DESCRIPTION OF THE TASK →
Find the lines that contain the word "Output" and copy each one.

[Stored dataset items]
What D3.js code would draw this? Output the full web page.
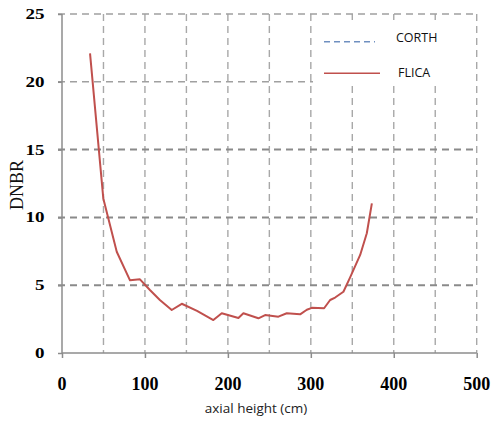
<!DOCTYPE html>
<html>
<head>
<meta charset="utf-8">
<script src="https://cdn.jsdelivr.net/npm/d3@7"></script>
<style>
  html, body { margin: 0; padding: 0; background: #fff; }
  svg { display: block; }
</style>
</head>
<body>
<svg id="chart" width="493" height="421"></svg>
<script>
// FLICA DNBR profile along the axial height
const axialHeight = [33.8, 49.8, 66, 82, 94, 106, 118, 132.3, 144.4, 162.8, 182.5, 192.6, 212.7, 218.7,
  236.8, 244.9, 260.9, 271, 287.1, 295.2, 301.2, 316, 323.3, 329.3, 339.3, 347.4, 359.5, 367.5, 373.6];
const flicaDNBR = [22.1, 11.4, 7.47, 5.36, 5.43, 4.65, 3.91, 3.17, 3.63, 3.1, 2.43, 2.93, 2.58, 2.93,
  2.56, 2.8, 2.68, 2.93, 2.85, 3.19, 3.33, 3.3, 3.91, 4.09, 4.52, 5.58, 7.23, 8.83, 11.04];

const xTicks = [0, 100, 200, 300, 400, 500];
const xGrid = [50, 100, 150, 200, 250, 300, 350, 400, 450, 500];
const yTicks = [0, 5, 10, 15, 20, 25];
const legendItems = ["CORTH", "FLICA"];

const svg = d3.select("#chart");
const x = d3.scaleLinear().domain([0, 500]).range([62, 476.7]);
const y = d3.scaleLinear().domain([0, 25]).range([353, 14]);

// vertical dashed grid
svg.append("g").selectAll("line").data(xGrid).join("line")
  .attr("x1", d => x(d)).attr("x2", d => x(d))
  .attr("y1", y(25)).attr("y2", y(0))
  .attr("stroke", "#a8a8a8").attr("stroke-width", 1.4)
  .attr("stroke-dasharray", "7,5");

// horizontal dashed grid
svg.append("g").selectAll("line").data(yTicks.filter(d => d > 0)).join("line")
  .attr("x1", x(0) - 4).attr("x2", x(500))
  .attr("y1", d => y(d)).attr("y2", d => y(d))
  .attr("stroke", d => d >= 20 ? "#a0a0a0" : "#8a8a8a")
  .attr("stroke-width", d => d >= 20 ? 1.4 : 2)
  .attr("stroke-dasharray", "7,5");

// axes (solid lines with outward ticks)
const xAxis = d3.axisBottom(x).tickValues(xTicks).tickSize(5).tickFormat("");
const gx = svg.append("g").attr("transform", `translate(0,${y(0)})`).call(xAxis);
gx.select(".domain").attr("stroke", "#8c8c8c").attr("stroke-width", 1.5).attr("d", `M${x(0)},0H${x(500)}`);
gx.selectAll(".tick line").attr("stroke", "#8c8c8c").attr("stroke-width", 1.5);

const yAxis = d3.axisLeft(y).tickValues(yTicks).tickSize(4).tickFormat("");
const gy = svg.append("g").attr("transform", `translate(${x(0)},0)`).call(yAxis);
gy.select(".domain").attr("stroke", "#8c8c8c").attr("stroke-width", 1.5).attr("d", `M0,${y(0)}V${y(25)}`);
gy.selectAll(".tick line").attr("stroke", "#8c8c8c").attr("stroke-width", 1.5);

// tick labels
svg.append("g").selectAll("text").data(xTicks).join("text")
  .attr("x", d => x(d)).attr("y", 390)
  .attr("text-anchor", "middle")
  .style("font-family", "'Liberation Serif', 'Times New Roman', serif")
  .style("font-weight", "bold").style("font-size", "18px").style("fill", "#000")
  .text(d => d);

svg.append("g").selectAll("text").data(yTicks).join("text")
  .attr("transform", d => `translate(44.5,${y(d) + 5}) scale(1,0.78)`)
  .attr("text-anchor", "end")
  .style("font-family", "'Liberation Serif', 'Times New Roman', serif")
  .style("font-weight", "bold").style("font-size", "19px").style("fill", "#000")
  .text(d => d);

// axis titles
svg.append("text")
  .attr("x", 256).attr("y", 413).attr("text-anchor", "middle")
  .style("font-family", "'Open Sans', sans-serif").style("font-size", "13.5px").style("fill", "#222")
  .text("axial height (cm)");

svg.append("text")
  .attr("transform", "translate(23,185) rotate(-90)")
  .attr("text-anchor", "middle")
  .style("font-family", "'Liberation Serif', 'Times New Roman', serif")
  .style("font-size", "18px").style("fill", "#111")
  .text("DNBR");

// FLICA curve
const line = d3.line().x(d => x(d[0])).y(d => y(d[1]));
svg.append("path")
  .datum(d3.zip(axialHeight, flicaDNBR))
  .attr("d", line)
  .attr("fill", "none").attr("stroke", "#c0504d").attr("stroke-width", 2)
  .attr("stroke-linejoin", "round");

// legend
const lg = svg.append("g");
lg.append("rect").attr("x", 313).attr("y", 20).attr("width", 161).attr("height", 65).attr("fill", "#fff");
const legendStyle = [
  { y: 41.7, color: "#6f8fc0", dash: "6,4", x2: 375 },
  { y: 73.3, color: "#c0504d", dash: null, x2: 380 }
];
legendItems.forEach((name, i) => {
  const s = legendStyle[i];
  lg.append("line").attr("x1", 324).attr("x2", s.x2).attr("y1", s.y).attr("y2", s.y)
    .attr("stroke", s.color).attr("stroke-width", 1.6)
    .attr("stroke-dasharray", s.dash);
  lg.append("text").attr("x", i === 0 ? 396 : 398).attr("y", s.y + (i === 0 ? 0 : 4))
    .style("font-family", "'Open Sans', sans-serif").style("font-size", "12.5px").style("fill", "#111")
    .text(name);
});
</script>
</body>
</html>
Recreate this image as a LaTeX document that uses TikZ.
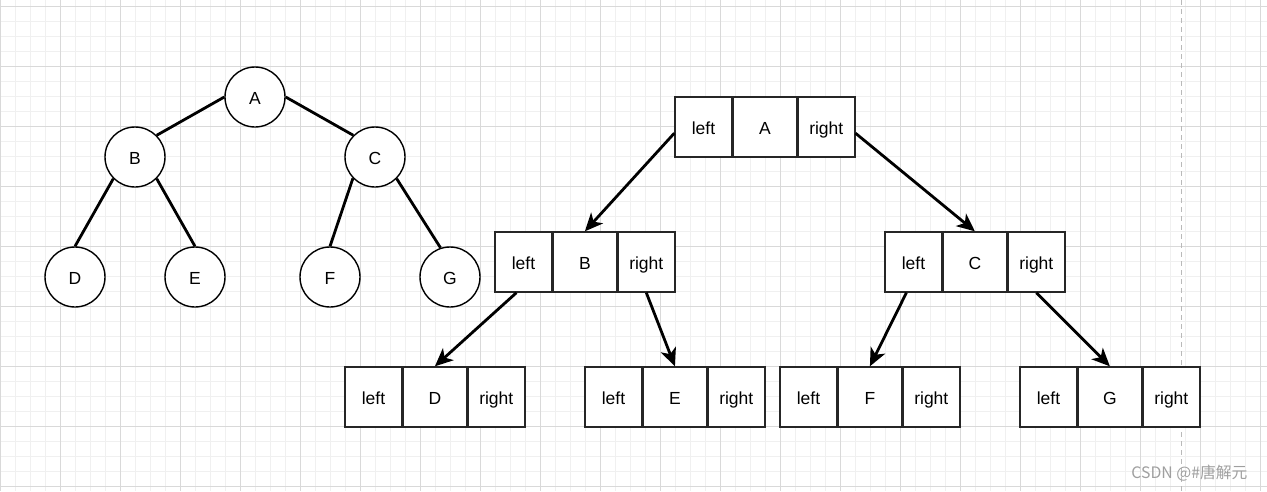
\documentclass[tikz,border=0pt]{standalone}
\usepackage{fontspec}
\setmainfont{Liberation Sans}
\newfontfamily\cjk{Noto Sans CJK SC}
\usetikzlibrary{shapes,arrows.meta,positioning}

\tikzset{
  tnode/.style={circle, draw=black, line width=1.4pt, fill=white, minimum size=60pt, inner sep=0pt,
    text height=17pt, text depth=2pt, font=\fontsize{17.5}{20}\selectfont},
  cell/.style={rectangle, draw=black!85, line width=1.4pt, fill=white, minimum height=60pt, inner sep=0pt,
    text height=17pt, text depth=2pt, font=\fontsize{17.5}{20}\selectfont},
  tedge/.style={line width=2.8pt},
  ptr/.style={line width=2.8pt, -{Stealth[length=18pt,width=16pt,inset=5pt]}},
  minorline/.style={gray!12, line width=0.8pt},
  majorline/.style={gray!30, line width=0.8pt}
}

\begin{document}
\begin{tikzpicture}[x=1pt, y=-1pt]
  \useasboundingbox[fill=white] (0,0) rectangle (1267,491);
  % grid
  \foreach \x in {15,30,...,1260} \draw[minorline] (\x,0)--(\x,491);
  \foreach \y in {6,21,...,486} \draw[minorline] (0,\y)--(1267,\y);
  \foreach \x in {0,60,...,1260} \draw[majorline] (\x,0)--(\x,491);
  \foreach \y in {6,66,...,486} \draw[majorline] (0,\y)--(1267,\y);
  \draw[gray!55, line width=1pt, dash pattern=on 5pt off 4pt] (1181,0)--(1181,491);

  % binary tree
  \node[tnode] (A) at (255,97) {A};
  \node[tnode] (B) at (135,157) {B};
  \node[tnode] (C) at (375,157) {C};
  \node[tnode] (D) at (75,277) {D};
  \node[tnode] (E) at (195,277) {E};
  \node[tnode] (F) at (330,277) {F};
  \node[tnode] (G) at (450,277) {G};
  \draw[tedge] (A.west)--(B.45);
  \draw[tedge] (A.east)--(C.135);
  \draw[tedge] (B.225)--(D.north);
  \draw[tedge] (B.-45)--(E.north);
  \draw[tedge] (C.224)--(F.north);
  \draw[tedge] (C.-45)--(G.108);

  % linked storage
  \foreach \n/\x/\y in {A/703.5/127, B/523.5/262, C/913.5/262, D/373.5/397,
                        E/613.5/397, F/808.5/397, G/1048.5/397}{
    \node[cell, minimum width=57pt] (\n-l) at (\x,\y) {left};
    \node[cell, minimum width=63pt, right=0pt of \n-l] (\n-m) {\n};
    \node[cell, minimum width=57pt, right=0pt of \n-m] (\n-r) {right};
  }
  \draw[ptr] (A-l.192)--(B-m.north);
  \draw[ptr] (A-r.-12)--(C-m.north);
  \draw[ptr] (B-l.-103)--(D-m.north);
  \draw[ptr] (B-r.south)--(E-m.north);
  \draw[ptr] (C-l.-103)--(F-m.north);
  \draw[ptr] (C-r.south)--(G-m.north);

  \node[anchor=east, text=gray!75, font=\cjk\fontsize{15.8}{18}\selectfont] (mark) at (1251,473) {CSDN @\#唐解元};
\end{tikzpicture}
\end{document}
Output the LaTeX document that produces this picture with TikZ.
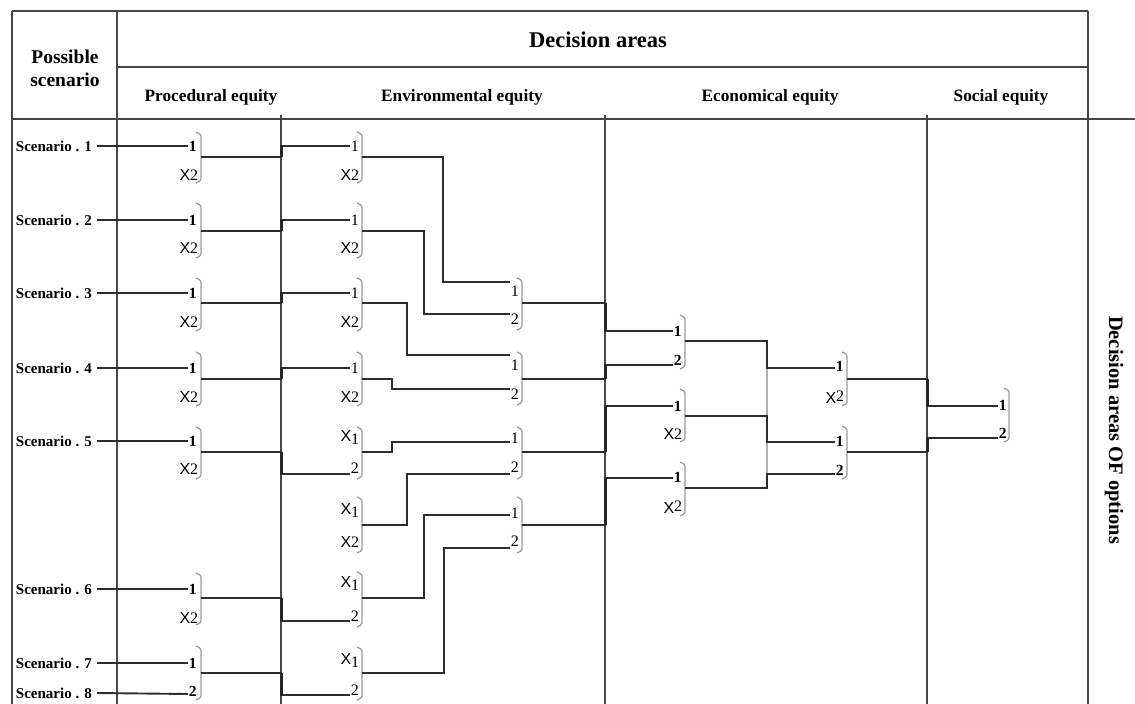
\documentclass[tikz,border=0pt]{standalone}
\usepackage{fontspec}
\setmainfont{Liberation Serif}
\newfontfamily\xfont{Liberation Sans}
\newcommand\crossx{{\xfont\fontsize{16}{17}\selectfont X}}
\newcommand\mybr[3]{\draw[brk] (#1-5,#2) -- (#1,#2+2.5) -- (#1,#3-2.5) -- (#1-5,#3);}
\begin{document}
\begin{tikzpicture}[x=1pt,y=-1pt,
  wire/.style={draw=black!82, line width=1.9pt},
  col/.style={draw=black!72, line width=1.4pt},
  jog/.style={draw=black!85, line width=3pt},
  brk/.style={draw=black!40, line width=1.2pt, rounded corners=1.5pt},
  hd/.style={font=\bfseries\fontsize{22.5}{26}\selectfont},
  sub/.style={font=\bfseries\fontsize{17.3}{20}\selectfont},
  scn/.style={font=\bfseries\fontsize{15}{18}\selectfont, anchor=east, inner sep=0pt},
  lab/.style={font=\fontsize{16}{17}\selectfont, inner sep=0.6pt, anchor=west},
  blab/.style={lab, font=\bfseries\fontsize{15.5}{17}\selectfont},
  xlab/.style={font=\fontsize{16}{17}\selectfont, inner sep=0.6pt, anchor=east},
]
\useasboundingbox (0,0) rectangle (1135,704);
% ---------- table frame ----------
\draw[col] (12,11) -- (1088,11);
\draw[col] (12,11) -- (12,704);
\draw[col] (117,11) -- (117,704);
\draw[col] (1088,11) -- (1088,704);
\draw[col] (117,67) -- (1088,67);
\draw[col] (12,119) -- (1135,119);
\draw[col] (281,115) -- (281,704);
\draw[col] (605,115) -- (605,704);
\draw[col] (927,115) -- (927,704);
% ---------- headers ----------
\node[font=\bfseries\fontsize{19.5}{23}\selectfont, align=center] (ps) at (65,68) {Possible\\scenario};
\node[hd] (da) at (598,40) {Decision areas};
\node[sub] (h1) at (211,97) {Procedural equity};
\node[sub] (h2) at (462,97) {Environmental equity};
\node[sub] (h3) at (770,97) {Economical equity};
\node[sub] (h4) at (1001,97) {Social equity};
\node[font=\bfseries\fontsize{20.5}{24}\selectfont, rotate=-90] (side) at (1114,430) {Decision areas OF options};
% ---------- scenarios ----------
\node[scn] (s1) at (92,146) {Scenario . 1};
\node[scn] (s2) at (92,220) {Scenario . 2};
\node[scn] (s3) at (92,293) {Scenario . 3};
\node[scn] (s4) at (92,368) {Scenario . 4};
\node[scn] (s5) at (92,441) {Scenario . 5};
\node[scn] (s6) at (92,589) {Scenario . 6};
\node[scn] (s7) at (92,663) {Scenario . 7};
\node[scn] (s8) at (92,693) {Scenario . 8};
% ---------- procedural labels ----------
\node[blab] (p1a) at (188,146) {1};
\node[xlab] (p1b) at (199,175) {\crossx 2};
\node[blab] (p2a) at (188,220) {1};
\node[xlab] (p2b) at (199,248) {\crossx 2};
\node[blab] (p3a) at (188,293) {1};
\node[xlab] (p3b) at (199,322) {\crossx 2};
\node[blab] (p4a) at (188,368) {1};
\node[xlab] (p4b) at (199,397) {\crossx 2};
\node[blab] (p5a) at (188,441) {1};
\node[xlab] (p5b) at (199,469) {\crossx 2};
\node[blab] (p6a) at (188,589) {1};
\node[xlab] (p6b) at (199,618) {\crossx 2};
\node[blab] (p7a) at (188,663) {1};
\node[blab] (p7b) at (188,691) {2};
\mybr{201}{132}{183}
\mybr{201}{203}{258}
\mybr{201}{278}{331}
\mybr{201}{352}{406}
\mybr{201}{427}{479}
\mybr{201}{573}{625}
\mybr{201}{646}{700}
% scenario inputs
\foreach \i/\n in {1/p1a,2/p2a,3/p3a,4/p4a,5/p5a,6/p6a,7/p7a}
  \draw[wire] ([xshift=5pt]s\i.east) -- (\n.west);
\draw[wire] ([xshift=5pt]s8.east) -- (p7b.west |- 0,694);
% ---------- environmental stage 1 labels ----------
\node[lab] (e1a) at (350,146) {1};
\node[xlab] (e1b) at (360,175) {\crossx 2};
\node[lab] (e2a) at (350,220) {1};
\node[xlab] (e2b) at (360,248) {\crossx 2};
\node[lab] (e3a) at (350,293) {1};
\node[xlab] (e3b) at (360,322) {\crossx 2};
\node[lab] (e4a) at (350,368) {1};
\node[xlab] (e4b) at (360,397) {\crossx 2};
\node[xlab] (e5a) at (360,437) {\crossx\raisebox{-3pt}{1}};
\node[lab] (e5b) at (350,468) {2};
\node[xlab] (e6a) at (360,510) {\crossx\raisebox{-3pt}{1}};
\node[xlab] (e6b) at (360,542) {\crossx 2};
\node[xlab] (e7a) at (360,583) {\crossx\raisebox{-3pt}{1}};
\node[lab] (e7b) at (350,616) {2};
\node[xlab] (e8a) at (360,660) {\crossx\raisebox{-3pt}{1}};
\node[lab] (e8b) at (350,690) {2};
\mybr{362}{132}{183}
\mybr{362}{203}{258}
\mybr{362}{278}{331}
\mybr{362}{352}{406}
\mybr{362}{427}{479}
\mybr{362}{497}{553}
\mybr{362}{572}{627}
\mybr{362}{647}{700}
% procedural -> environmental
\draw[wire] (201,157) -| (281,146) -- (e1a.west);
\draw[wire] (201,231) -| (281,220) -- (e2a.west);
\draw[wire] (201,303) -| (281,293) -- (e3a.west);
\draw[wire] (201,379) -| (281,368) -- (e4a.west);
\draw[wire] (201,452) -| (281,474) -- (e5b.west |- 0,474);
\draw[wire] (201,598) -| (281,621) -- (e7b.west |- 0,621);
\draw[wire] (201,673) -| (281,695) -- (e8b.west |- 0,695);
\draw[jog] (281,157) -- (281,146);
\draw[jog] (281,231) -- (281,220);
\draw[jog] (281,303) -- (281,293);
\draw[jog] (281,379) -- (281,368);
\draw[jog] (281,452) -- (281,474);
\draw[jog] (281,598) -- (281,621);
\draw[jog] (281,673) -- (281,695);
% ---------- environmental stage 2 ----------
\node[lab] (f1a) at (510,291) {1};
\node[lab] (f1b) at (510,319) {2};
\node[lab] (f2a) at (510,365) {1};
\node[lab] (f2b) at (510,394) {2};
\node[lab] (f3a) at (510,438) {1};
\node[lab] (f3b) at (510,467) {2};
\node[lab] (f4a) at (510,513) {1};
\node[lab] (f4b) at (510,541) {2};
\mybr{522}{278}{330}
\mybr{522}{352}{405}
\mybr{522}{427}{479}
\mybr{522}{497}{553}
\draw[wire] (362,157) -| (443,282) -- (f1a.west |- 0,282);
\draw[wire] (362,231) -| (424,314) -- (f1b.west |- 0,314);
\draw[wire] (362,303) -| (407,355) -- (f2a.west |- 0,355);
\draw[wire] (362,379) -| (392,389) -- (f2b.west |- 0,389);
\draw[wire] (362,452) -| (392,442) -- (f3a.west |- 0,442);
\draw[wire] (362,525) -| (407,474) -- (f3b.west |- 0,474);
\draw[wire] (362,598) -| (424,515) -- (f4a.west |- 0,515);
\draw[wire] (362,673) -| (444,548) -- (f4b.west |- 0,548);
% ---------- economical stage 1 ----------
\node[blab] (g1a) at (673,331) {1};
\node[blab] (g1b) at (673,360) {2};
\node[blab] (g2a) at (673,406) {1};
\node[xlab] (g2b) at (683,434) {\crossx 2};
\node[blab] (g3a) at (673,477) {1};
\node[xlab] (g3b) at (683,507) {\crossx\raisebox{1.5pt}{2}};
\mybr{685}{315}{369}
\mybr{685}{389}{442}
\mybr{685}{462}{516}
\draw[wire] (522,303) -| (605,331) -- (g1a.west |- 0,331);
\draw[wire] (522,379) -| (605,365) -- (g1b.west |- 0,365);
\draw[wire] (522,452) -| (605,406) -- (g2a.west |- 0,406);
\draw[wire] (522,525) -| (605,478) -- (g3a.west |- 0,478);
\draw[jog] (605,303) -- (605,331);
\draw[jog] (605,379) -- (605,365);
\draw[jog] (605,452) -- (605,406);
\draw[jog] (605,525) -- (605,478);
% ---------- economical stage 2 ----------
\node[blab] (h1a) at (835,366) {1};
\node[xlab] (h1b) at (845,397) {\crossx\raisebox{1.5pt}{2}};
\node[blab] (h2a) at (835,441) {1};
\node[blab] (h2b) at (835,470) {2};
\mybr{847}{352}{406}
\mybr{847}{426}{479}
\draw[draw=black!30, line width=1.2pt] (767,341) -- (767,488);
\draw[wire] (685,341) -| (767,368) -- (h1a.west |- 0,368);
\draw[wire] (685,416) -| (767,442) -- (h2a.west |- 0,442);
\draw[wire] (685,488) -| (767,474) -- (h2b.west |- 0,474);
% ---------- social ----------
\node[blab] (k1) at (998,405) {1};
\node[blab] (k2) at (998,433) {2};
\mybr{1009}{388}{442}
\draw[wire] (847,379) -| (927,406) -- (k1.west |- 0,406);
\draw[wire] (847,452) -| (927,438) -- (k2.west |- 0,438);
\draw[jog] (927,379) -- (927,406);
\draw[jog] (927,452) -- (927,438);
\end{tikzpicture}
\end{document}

COMPLETE RESPONSE →
What D3.js code would draw this? Output the full web page.
Output the LaTeX document that produces this picture with TikZ.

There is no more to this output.